What’s more thwarting
is that there’s no charge against the company itself, with no trace of fund
squandering even to the promoters, yet the move has been initiated. Needless to
say, the sanctity of the bourse and markets is being imperilled, setting a
wrong precedent. On various occasions during the proceeds of the case, Bombay
HC’s observation on some portraying as traders, being sceptical about their
legitimacy as traders has been emphasised time and again, which has also been
utterly condoned.
More precisely,
Limited Liability of a parent company determines the amount of money and
resources the company has invested in its subsidiary company; this emerges as
the straightforward norm of modern financial officialdom, which is seen as
being “violated and forsaken” and, principally, believed to send wrong
indication to present and future investors.
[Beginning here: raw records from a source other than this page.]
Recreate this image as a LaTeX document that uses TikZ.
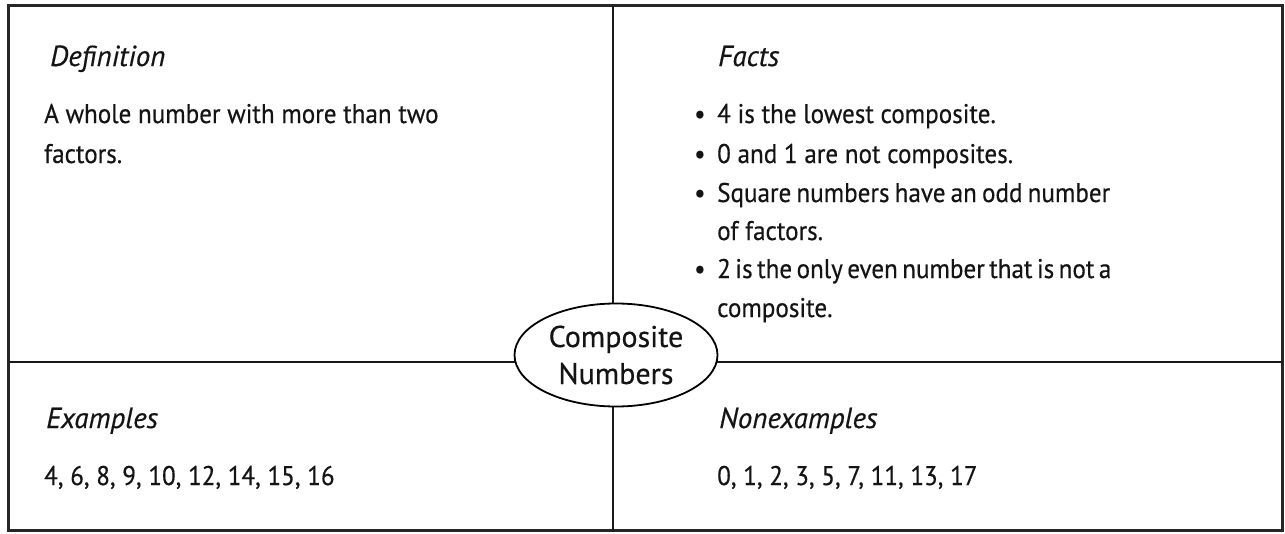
\documentclass[tikz,border=0pt]{standalone}
\usepackage{fontspec}
\setmainfont{PT Sans}[FakeStretch=0.93, FakeBold=0.4]
\newfontfamily\headfont{PT Sans}[FakeBold=0.4]
\newfontfamily\centrefont{PT Sans}[FakeBold=0.4]
\usetikzlibrary{shapes.geometric}
\begin{document}
\begin{tikzpicture}[x=1pt,y=-1pt,
  every node/.style={inner sep=0pt, text=black!92},
  txt/.style={anchor=base west, font=\fontsize{27}{32}\selectfont},
  head/.style={anchor=base west, font=\headfont\fontsize{29}{32}\selectfont\itshape},
  bul/.style={anchor=base west, font=\fontsize{27}{32}\selectfont},
  frame/.style={line width=3pt, black!85},
  divider/.style={line width=2.6pt, black!90},
  centre/.style={ellipse, draw, line width=1.8pt, fill=white, minimum width=203pt, minimum height=103pt, align=center, font=\centrefont\fontsize{30}{37}\selectfont}]
\useasboundingbox (0,0) rectangle (1285,533);
\fill[white] (0,0) rectangle (1285,533);
\coordinate (tl) at (8.5,5.5);
\coordinate (br) at (1282.5,530.5);
\coordinate (top) at (613,5.5);
\coordinate (bot) at (613,530.5);
\coordinate (lft) at (8.5,362);
\coordinate (rgt) at (1282.5,362);
\draw[frame] (tl) rectangle (br);
\draw[divider] (top) -- (bot);
\draw[divider] (lft) -- (rgt);
\node[centre] (c) at (616,355) {Composite\\Numbers};
% Definition
\node[head] (defh) at (50,66) {Definition};
\node[txt] (def1) at (44,123) {A whole number with more than two};
\node[txt] (def2) at (44,163) {factors.};
% Facts
\node[head] (facth) at (718,66) {Facts};
\node[bul] (b1) at (694,123) {\textbullet};
\node[txt] (f1) at (717,123) {4 is the lowest composite.};
\node[bul] (b2) at (694,163) {\textbullet};
\node[txt] (f2) at (717,163) {0 and 1 are not composites.};
\node[bul] (b3) at (694,202) {\textbullet};
\node[txt] (f3) at (717,202) {\makebox[393pt][s]{Square numbers have an odd number}};
\node[txt] (f4) at (717,240) {of factors.};
\node[bul] (b4) at (694,278) {\textbullet};
\node[txt] (f5) at (717,278) {\makebox[393pt][s]{2 is the only even number that is not a}};
\node[txt] (f6) at (717,317) {composite.};
% Examples
\node[head] (exh) at (46,428) {Examples};
\node[txt] (ex1) at (44,485) {4, 6, 8, 9, 10, 12, 14, 15, 16};
% Nonexamples
\node[head] (nexh) at (719,428) {Nonexamples};
\node[txt] (nex1) at (717,485) {0, 1, 2, 3, 5, 7, 11, 13, 17};
\end{tikzpicture}
\end{document}
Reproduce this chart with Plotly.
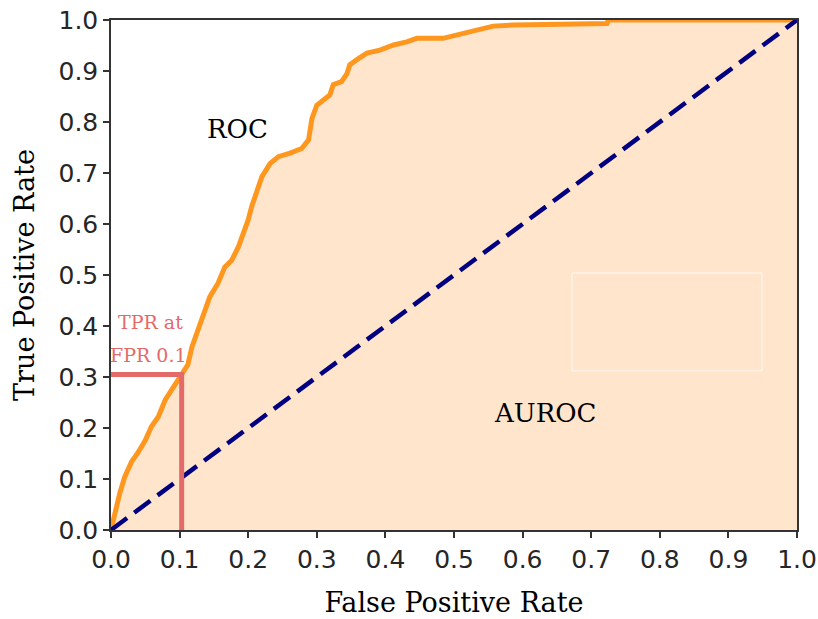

Thus, it will have a surging effect
on the economy, as the ‘limited liability’ model is an indispensable offshoot
to propel entrepreneurship and investment.
It
is commonly viewed that a small section of trading clients claiming their
money may not constitute a vast majority of people, thus the parity of ‘public
interest’ action is far from being apt to the Companies Act provision,
especially, in this scenario. The protection of public interest mechanism is
equally workable across-the-board; therefore, safeguarding interests of parent
company’s shareholders, employees and stakeholders at large is as much
essential, which is being overlooked. As a result, to protect a handful of
brokers of the crisis-hit NSEL, staking a colossal cluster of 60,000 investors
and over 1000 employees of FTIL, is simply based on a decision of the
bureaucracy. How far it is wise to substitute FTIL’s stakeholders’ liabilities
and interests for NSEL’s, needs a relook, and a popular perspective.